子供の頃、庭には池があった。ぼんやり水辺にいるのが好きだった。水中を泳ぐマツモムシやオタマジャクシ、鯉や金魚。水底に沈んだ陸にいたはずの昆虫の死骸。ヤゴが羽化し、トンボの姿になっていくのを一日眺めたり。私にとっては大事な時間だった。 ということを後にある雑誌のインタビューで話したところ、うまく文章にならない私のとりとめのない言葉を、「生と死のバランスを取るような時間だった」とまとめて下さったと記憶している。 高校3年、私は漫画家となった。池の水底や冬はストーブの火を見ていると、不思議と集中できストーリーが生まれた。 物語を作ることは夢を見ることと似ている。夢というのは、起きているときに入った情報を必要・不必要に振り分ける時に見るらしいと聞いたことがある。自分ではまだ意識されない無意識の感情が現れるとも聞いた。私の話作りもこんな感じだ。(実際考えているうちに睡眠のリズムが崩れ、寝ても熟睡できず起きているとただ眠いという状態になり、眠っているのか起きているのかわからなくなった頃に出来上がる。)
能にも出会った。漫画家としてのスタートとほぼ同時だったからか、欧米型の起承転結の筋立てがないのに驚いた。能ではなにかの出来事は既に終わっており、亡霊であるシテが回想し想いを語る場合が多い。成仏してもしなくても、語り終えるときちんと消えていく。 それから20年以上も経った2001年になって、能役者を主人公とするシリーズを開始。
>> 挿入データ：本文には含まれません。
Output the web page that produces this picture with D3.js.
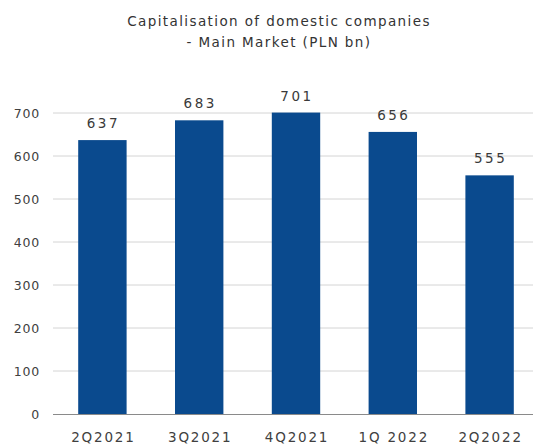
<!DOCTYPE html>
<html>
<head>
<meta charset="utf-8">
<script src="https://cdn.jsdelivr.net/npm/d3@7"></script>
<style>
  html, body { margin: 0; padding: 0; background: #fff; }
  svg { display: block; }
  text { font-family: "DejaVu Sans", Verdana, sans-serif; }
</style>
</head>
<body>
<svg id="chart" width="533" height="447"></svg>
<script>
// Capitalisation of domestic companies, Main Market (PLN bn)
const quarters = ["2Q2021", "3Q2021", "4Q2021", "1Q 2022", "2Q2022"];
const capitalisation = [637, 683, 701, 656, 555];
const yTicks = [0, 100, 200, 300, 400, 500, 600, 700];
const titleLines = ["Capitalisation  of domestic companies", "- Main Market (PLN bn)"];

const svg = d3.select("#chart");
const W = 533, H = 447;
const margin = { left: 54, right: -5, top: 113, bottom: 33 };

const x = d3.scaleBand()
  .domain(quarters)
  .range([margin.left, W - margin.right])
  .paddingInner(0.5)
  .paddingOuter(0.25);

const y = d3.scaleLinear()
  .domain([0, 700])
  .range([H - margin.bottom, margin.top]);

// title
svg.append("g")
  .selectAll("text")
  .data(titleLines)
  .join("text")
  .attr("x", 279)
  .attr("y", (d, i) => 26 + i * 21)
  .attr("text-anchor", "middle")
  .attr("font-size", 13.5)
  .attr("letter-spacing", 1.4)
  .attr("fill", "#333333")
  .text(d => d);

// horizontal gridlines
svg.append("g")
  .selectAll("line")
  .data(yTicks.filter(t => t > 0))
  .join("line")
  .attr("x1", 53)
  .attr("x2", W)
  .attr("y1", d => y(d))
  .attr("y2", d => y(d))
  .attr("stroke", "#d4d4d4")
  .attr("stroke-width", 1);

// y axis labels
const yAxis = d3.axisLeft(y).tickValues(yTicks).tickSize(0).tickPadding(0);
const gy = svg.append("g")
  .attr("transform", "translate(40,0)")
  .call(yAxis);
gy.select(".domain").remove();
gy.selectAll("text")
  .attr("font-size", 12.5)
  .attr("letter-spacing", 0.8)
  .attr("fill", "#404040")
  .attr("font-family", "DejaVu Sans, Verdana, sans-serif");

// bars
svg.append("g")
  .selectAll("rect")
  .data(capitalisation)
  .join("rect")
  .attr("x", (d, i) => x(quarters[i]))
  .attr("width", x.bandwidth())
  .attr("y", d => y(d))
  .attr("height", d => y(0) - y(d))
  .attr("fill", "#0a4a8e");

// value labels
svg.append("g")
  .selectAll("text")
  .data(capitalisation)
  .join("text")
  .attr("x", (d, i) => x(quarters[i]) + x.bandwidth() / 2 + 1)
  .attr("y", d => y(d) - 12)
  .attr("text-anchor", "middle")
  .attr("font-size", 13.5)
  .attr("letter-spacing", 2.5)
  .attr("fill", "#3a3a3a")
  .text(d => d);

// baseline
svg.append("line")
  .attr("x1", 53)
  .attr("x2", W)
  .attr("y1", y(0) + 0.5)
  .attr("y2", y(0) + 0.5)
  .attr("stroke", "#8a8a8a")
  .attr("stroke-width", 1);

// category axis
const xAxis = d3.axisBottom(x).tickSize(0).tickPadding(0);
const gx = svg.append("g")
  .attr("transform", `translate(1,${y(0) + 18})`)
  .call(xAxis);
gx.select(".domain").remove();
gx.selectAll("text")
  .attr("font-size", 13.5)
  .attr("letter-spacing", 1.8)
  .attr("fill", "#404040")
  .attr("font-family", "DejaVu Sans, Verdana, sans-serif");
</script>
</body>
</html>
それまでは年に一回観るかどうかだったのが、勉強のためにと一年間に百番程も能を観ることとなった。 生きた人間のように面の表情が変わる奇跡の舞台(故・八世観世銕之亟さんの『朝長』)をビデオで観てしまい、人間にこんなことができるなんて、人間ってすごい!と感動、絶対に生で観たいと思ったのも大きな一因。もともと好きだったこともあってたちまちはまった。 始めのうちは丁寧に筋を追って観たが、その季節の同じ曲を二回・三回と立て続けに観ることとなり、登場人物と共に自分の考えを巡らす時間ともなった。
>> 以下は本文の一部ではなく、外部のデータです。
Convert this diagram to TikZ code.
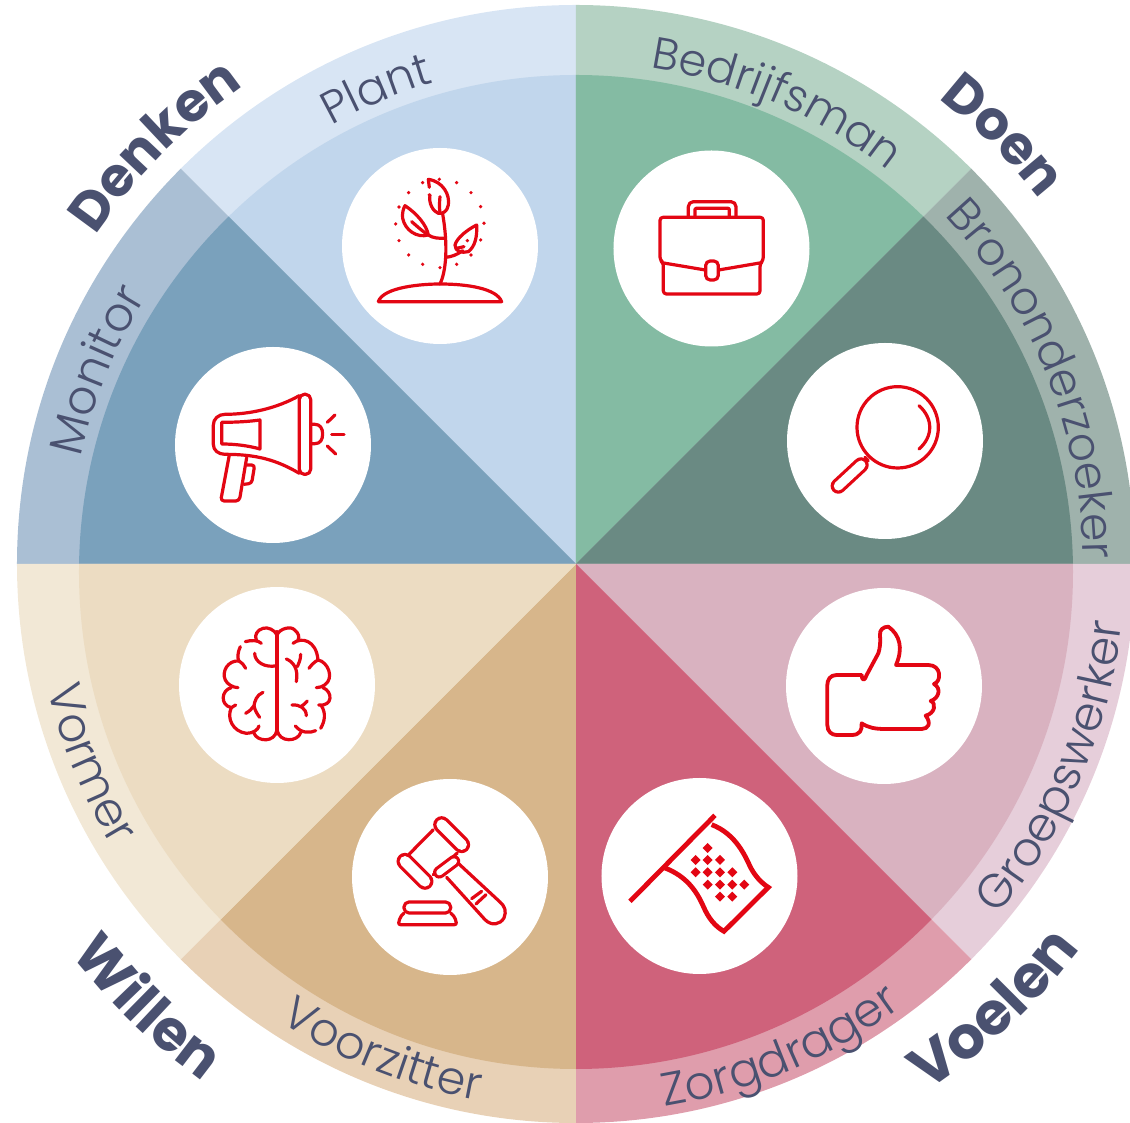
\documentclass[tikz,border=0pt]{standalone}
\usepackage{fontspec}
\usetikzlibrary{decorations.text}
\newfontfamily\lightf{Poppins}[UprightFont=* Light]
\newfontfamily\boldf{Poppins}[UprightFont=* Bold]
\definecolor{txt}{HTML}{4A5170}
\definecolor{ico}{HTML}{E30613}
\definecolor{pO}{HTML}{D8E5F4}\definecolor{pI}{HTML}{C1D6EC}
\definecolor{mO}{HTML}{AABFD4}\definecolor{mI}{HTML}{7AA1BC}
\definecolor{bO}{HTML}{B5D2C3}\definecolor{bI}{HTML}{84BBA3}
\definecolor{oO}{HTML}{9FB2AC}\definecolor{oI}{HTML}{6A8A83}
\definecolor{gO}{HTML}{E6CEDA}\definecolor{gI}{HTML}{D9B2C0}
\definecolor{zO}{HTML}{DF9DAC}\definecolor{zI}{HTML}{CF627B}
\definecolor{vO}{HTML}{E8D1B6}\definecolor{vI}{HTML}{D7B68B}
\definecolor{fO}{HTML}{F2E8D6}\definecolor{fI}{HTML}{ECDCC2}
\newcommand\sectorfill[4]{%
  \begin{scope}
    \clip (0,0) -- (#1:900pt) -- (#2:900pt) -- cycle;
    \fill[#3] (0,0) circle[radius=559pt];
    \fill[#4] (0,-8) circle[radius=497pt];
  \end{scope}}
\newcommand\disc[2]{\fill[white] (#1-576,564-#2) circle[radius=98pt];}
\newcommand\cwtext[4]{%
  \pgfmathsetmacro\aS{#4+40}\pgfmathsetmacro\aE{#4-40}%
  \path[decorate,decoration={text along path,text align=center,
    text={|#2\color{txt}|#1}}]
    (\aS:#3pt) arc[start angle=\aS,end angle=\aE,radius=#3pt];}
\newcommand\ccwtext[4]{%
  \pgfmathsetmacro\aS{#4-40}\pgfmathsetmacro\aE{#4+40}%
  \path[decorate,decoration={text along path,text align=center,
    text={|#2\color{txt}|#1}}]
    (\aS:#3pt) arc[start angle=\aS,end angle=\aE,radius=#3pt];}
\newcommand\thinf[1]{\lightf\fontsize{#1}{50}\selectfont}
\newcommand\fatf[1]{\boldf\fontsize{#1}{60}\selectfont}
\tikzset{
  crop/.style 2 args={shift={(#1-576,564-#2)},xscale=1/3,yscale=-1/3},
  icon/.style={draw=ico,line width=3.2pt,line cap=round,line join=round,fill=none},
}
\newcommand\capsule[3]{%
  \draw[ico,line width=#3pt,line cap=round] #1 -- #2;
  \pgfmathsetmacro\wI{#3-6.4}%
  \draw[white,line width=\wI pt,line cap=round] #1 -- #2;}
\newcommand\diam[2]{\fill[ico] (#1-15,#2) -- (#1,#2-15) -- (#1+15,#2) -- (#1,#2+15) -- cycle;}
\begin{document}
\begin{tikzpicture}[x=1pt,y=1pt]
\useasboundingbox (-576,-559) rectangle (554,564);
\clip (-576,-559) rectangle (554,564);
\sectorfill{90}{135}{pO}{pI}
\sectorfill{135}{180}{mO}{mI}
\sectorfill{45}{90}{bO}{bI}
\sectorfill{0}{45}{oO}{oI}
\sectorfill{-45}{0}{gO}{gI}
\sectorfill{-90}{-45}{zO}{zI}
\sectorfill{-135}{-90}{vO}{vI}
\sectorfill{-180}{-135}{fO}{fI}
\disc{440}{246}\disc{711.5}{248.5}\disc{273}{445}\disc{885}{441}
\disc{277}{685}\disc{884}{686}\disc{450}{877}\disc{699.5}{876}

% labels on the ring
\cwtext{Plant}{\thinf{45.5}}{502}{112.8}
\cwtext{Monitor}{\thinf{47}}{506}{158}
\cwtext{Bedrijfsman}{\thinf{44.5}}{502}{66.5}
\cwtext{Brononderzoeker}{\thinf{45.5}}{507}{22}
\ccwtext{Groepswerker}{\thinf{47}}{549}{-23}
\ccwtext{Zorgdrager}{\thinf{46.5}}{550}{-67.2}
\ccwtext{Voorzitter}{\thinf{46}}{545}{-111.6}
\ccwtext{Vormer}{\thinf{47}}{543}{202.3}
% outer labels
\cwtext{Denken}{\fatf{54}}{582}{135.2}
\cwtext{Doen}{\fatf{54}}{590}{45.1}
\ccwtext{Voelen}{\fatf{59}}{634}{-46.8}
\ccwtext{Willen}{\fatf{57}}{638}{226}

% plant
\begin{scope}[crop={340}{140}]
\draw[icon] (115,485) -- (485,485) .. controls (470,445) and (380,432) .. (300,432) .. controls (250,432) and (130,440) .. (115,485);
\draw[icon] (300,432) .. controls (318,395) and (325,320) .. (308,222);
\draw[icon] (268,142) -- (265,118) .. controls (310,125) and (330,165) .. (325,195) .. controls (322,215) and (308,222) .. (295,220) .. controls (280,215) and (265,190) .. (270,165);
\draw[icon] (300,170) .. controls (298,190) and (298,205) .. (300,218);
\draw[icon] (195,197) .. controls (230,220) and (260,255) .. (265,285) .. controls (230,295) and (195,270) .. (188,235) .. controls (186,220) and (190,205) .. (195,197) -- cycle;
\draw[icon] (215,245) .. controls (235,262) and (245,272) .. (265,285) .. controls (280,295) and (295,295) .. (315,295);
\draw[icon] (410,255) .. controls (380,270) and (350,295) .. (345,315) .. controls (345,335) and (365,340) .. (385,335) .. controls (405,320) and (412,290) .. (410,255) -- cycle;
\draw[icon] (318,352) .. controls (335,350) and (350,345) .. (368,332);
\draw[icon] (350,325) -- (372,320);
\foreach \p/\q in {248/128,298/118,350/128,393/158,422/200,432/250,422/300,393/345,350/373,300/383,248/373,206/345,177/302,167/252,177/201,206/158,268/165,382/302}
  \fill[ico] (\p,\q) circle[radius=5.5];
\end{scope}

% briefcase
\begin{scope}[crop={610}{150}]
\draw[icon,rounded corners=3pt] (160,338) -- (150,330) -- (150,202) -- (460,202) -- (460,330) -- (450,342) -- (450,432) -- (160,432) -- cycle;
\draw[icon] (155,338) -- (286,360);
\draw[icon] (326,360) -- (455,338);
\draw[icon,rounded corners=5pt] (235,200) -- (235,155) -- (378,155) -- (378,200);
\draw[icon,rounded corners=1pt] (255,200) -- (255,175) -- (358,175) -- (358,200);
\draw[icon,rounded corners=4.5pt] (287,333) rectangle (325,390);
\end{scope}

% megaphone
\begin{scope}[crop={170}{345}]
\draw[icon,rounded corners=5pt] (388,148) -- (422,148) -- (422,388) -- (388,388) -- cycle;
\draw[icon] (388,152) .. controls (320,190) and (240,208) .. (165,208) .. controls (145,208) and (130,222) .. (130,240) -- (130,298) .. controls (130,316) and (145,328) .. (165,328) .. controls (260,328) and (320,345) .. (388,385);
\draw[icon] (155,232) .. controls (195,232) and (235,230) .. (270,225) -- (270,312) .. controls (235,302) and (195,297) .. (155,297) -- cycle;
\draw[icon] (422,238) -- (435,238) .. controls (450,238) and (458,250) .. (458,267) .. controls (458,285) and (450,296) .. (435,296) -- (422,296);
\draw[icon,rounded corners=3.5pt] (178,330) -- (152,468) -- (208,468) -- (230,338);
\draw[icon,rounded corners=3pt] (232,360) -- (254,360) -- (245,415) -- (222,418);
\draw[icon] (472,232) -- (495,210);
\draw[icon] (485,268) -- (522,268);
\draw[icon] (472,303) -- (497,327);
\end{scope}

% magnifier
\begin{scope}[crop={785}{340}]
\draw[icon] (338,262) circle[radius=122];
\draw[icon] (402,197) .. controls (445,235) and (445,290) .. (402,327);
\draw[icon] (240,352) -- (250,362);
\capsule{(228,375)}{(160,438)}{15.5}
\end{scope}

% brain
\begin{scope}[crop={178}{585}]
\draw[icon] (297,140) -- (297,435);
\draw[icon] (297,150) .. controls (290,135) and (270,125) .. (255,130) .. controls (238,135) and (228,150) .. (235,165);
\draw[icon] (202,170) .. controls (220,165) and (240,165) .. (250,175);
\draw[icon] (187,185) .. controls (178,205) and (178,220) .. (183,228) .. controls (192,233) and (198,240) .. (203,250);
\draw[icon] (183,228) .. controls (150,225) and (130,260) .. (142,285) .. controls (147,297) and (165,308) .. (180,308);
\draw[icon] (160,308) .. controls (130,315) and (125,360) .. (160,368) -- (173,360);
\draw[icon] (160,368) .. controls (145,400) and (165,440) .. (205,445) .. controls (225,445) and (240,435) .. (243,423);
\draw[icon] (228,445) .. controls (238,470) and (290,475) .. (297,435);
\draw[icon] (230,205) .. controls (230,230) and (260,250) .. (297,242);
\draw[icon] (255,322) .. controls (235,330) and (230,350) .. (228,362) .. controls (222,372) and (215,378) .. (203,385);
\draw[icon] (228,362) .. controls (230,375) and (238,388) .. (245,397);
\draw[icon] (297,150) .. controls (305,130) and (340,122) .. (350,135) .. controls (362,145) and (365,155) .. (360,165);
\draw[icon] (345,175) .. controls (370,155) and (415,165) .. (420,225) .. controls (410,230) and (400,240) .. (393,250);
\draw[icon] (420,225) .. controls (450,230) and (470,280) .. (440,300) .. controls (432,305) and (425,308) .. (415,308);
\draw[icon] (435,308) .. controls (465,320) and (465,365) .. (422,360);
\draw[icon] (430,362) .. controls (445,385) and (440,410) .. (428,430);
\draw[icon] (352,423) .. controls (370,445) and (395,445) .. (413,437);
\draw[icon] (368,443) .. controls (360,470) and (305,475) .. (297,435);
\draw[icon] (325,222) .. controls (345,230) and (362,250) .. (355,290);
\draw[icon] (368,208) .. controls (368,225) and (362,235) .. (358,245);
\draw[icon] (342,360) .. controls (365,358) and (385,370) .. (385,392);
\draw[icon] (388,348) .. controls (382,355) and (375,362) .. (368,365);
\end{scope}

% thumb
\begin{scope}[crop={785}{585}]
\draw[icon,line width=3.8pt] (230,270) -- (155,270) .. controls (135,270) and (127,285) .. (127,300) -- (127,420) .. controls (127,440) and (140,450) .. (155,450) -- (200,450) .. controls (225,450) and (232,435) .. (230,415) .. controls (250,428) and (270,432) .. (300,432) -- (410,432) .. controls (430,432) and (440,415) .. (422,392) .. controls (450,385) and (455,355) .. (437,348) .. controls (462,340) and (470,310) .. (447,297) .. controls (470,290) and (470,240) .. (430,240) -- (333,240) .. controls (355,190) and (345,150) .. (310,125) .. controls (295,125) and (283,135) .. (285,150) .. controls (287,170) and (285,190) .. (280,205) -- (245,270) .. controls (240,285) and (232,292) .. (230,270) -- cycle;
\end{scope}

% gavel
\begin{scope}[crop={350}{778}]
\draw[icon] (250,155) -- (178,228);
\draw[icon] (322,225) -- (250,290);
\capsule{(165,250)}{(225,310)}{17}
\capsule{(275,140)}{(335,200)}{17}
\capsule{(268,283)}{(312,250)}{12.5}
\draw[icon] (290,298) -- (405,425) .. controls (425,445) and (450,440) .. (462,420) .. controls (470,400) and (465,385) .. (450,372) -- (327,258);
\draw[icon] (365,362) -- (395,340);
\draw[icon] (378,378) -- (408,350);
\draw[icon,rounded corners=5pt] (162,372) rectangle (302,405);
\draw[icon,rounded corners=2pt] (162,405) -- (150,418) -- (145,440) -- (320,440) -- (315,418) -- (302,405);
\end{scope}

% flag
\begin{scope}[crop={600}{778}]
\draw[ico,line width=4.8pt] (90,370) -- (345,112);
\draw[ico,line width=4.8pt,line join=miter] (335,140) .. controls (400,165) and (430,220) .. (450,265) .. controls (465,295) and (485,315) .. (505,328) -- (372,460) .. controls (345,445) and (325,420) .. (310,385) .. controls (290,340) and (260,295) .. (195,270);
\diam{323}{210}\diam{287}{246}\diam{323}{246}\diam{360}{246}
\diam{287}{283}\diam{323}{283}\diam{360}{283}\diam{397}{283}
\diam{323}{320}\diam{360}{320}\diam{397}{320}\diam{433}{320}
\diam{360}{356}\diam{397}{356}
\end{scope}
\end{tikzpicture}
\end{document}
「隅田川」を観ながら親しい人を見送った経験を思い起こす方は多いと思う。同じように、例えば観世榮夫さんの「姨捨」の場合。旅の都人が去った後、シテの老女が一人舞台に残る。私にはワキの都人が去ったのではなく、シテの気持ちの中からワキの存在が消えて過去への愛情が溢れたように感じられ、舞台を観ながら自分の過去をも遡った。 こんなにはっきりした考えだけではない。夜の闇。以前近所にいた人のおぼろげな顔。今かかえている仕事。かつてあった、ホテイアオイの咲く川。様々な想いが生まれ整理され、残ったり消えていったり……やがて最初のなにもないまっさらな舞台に戻り、私も日常に帰り続きを生きる。 私にとっては能を観ることも、夢を見ることと似ているのだ。 家の建て替えをした時に庭の池はなくなっていた。火の見えるストーブもなくなり、今や温風暖房や床暖房になった。 もしかすると能舞台は私にとって、水辺であり火なのかもしれない。「生と死の」「意識と無意識の」バランスを取るような場所。生きている限り夢を見る。生きるために見るのだろうか。
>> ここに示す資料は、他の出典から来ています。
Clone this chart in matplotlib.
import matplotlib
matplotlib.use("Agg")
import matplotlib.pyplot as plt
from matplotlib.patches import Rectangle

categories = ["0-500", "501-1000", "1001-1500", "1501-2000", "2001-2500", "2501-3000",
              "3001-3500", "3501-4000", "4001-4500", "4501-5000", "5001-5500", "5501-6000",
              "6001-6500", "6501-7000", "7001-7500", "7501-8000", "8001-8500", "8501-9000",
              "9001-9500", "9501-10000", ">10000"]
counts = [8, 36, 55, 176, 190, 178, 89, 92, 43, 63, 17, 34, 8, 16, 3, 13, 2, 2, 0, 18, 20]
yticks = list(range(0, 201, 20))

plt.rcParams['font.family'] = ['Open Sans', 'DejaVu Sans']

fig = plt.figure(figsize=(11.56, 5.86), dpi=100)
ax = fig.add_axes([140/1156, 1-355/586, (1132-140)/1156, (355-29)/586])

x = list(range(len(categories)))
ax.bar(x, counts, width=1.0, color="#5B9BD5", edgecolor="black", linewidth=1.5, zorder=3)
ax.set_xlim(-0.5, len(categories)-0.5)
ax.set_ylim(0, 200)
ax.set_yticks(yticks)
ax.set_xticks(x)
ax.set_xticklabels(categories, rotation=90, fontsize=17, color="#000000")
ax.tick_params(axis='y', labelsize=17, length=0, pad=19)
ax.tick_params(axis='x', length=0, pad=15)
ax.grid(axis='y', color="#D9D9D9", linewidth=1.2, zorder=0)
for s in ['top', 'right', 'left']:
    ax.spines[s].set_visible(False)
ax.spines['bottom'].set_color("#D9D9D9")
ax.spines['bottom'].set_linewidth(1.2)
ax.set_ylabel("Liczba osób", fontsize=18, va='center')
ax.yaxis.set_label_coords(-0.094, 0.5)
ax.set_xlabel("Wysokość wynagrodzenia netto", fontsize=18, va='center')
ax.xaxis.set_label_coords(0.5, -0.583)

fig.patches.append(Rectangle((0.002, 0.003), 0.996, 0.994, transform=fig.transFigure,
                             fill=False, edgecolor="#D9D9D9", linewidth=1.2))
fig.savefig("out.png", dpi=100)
さて、最近は取材のため訪れている宇治にもはまっている。いつもお世話になっている旅館の部屋は真っ正面に宇治川が広がり、見飽きることがない。初夏にはトビゲラが大発生し、それを目当てに野鳥やコウモリが集まり、時には入水もあり、また小さな魚や虫が生まれる。ダイナミックな命の連鎖、私の好きな水辺。 いくつかの死を経験してこの地にやって来たらしい青墓の長者(能『朝長』)のような旅館の主は、「いいことも悪いことも生も死も、全部飲み込んで流れていく。そんな場所なんです、宇治川は」と言った。そして「やっぱり生きるってことはすごい」とも。 いつか能に誘ってみたい。きっとはまってくれるはずだ。